Ainda em São Paulo, filmes palestinos podem ser conferidos no cineclube Al Ard (“A Terra”, em português), que acontece quinzenalmente às terças-feiras, no Al Janiah, com entrada gratuita. São exibidos clássicos, como O que resta do tempo (2009), longa-metragem do proeminente diretor Elia Suleiman, indicado à Palma de Ouro do Festival de Cannes, e outras obras menos conhecidas e de difícil acesso, com traduções inéditas para o português, como Jenin (Mohammad Bakri, 2002) e Exército vermelho/FPLP: declaração de guerra (Masao Adachi, Kôji Wakamatsu, 1971).
Por fim, é possível conferir ainda a Palestine Film Platform, plataforma online e gratuita do Palestinian Film Institute em colaboração com cineastas e instituições culturais palestinas, que disponibiliza para acesso livre um longa-metragem palestino toda semana.
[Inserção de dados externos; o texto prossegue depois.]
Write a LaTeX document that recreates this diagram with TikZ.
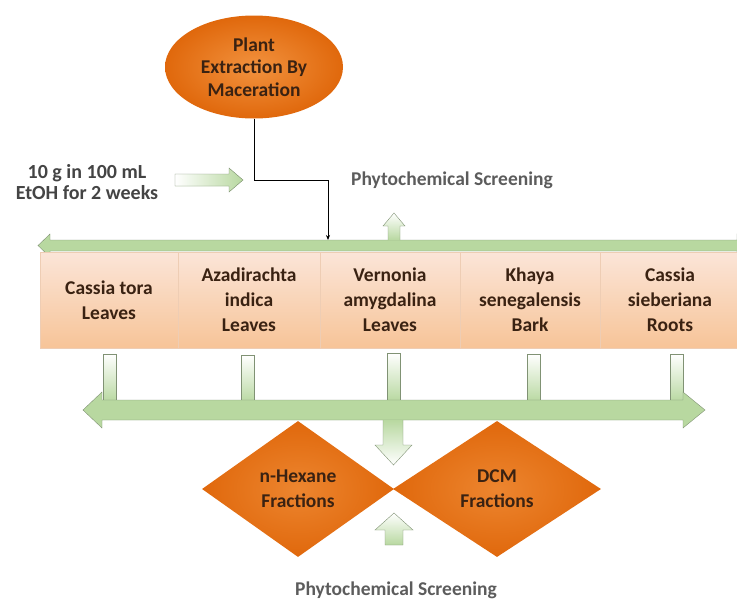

A plataforma contém uma base filmográfica com a catalogação de diversos filmes palestinos e muitos deles também estão disponíveis para visionamento. Os filmes são apresentados com legenda em inglês, francês e árabe.
Ainda na plataforma, se inicia esta semana uma mostra de filmes palestinos produzidos entre 1967 e 1984. Denominada “Provoked Narratives” (“Narrativas provocadas”, em português) a programação é, segundo o PFI, “um convite, nesta época de genocídio e agressão contínua, para entender as narrativas criadas em torno da Palestina como parte de um longo projeto colonial, um projeto de violência. Considerar as maneiras pelas quais a câmera, desde seu início como uma nova ferramenta, desempenhou um papel conflituoso no projeto do império. Considerar como as imagens foram cooptadas e ver como elas também podem resistir” (tradução livre). Os filmes ficarão disponíveis para acesso gratuito até dia 23 de outubro, uma chance de olhar para o arquivo cinematográfico como um ato de resistência um ano após o início do genocídio televisionado em Gaza.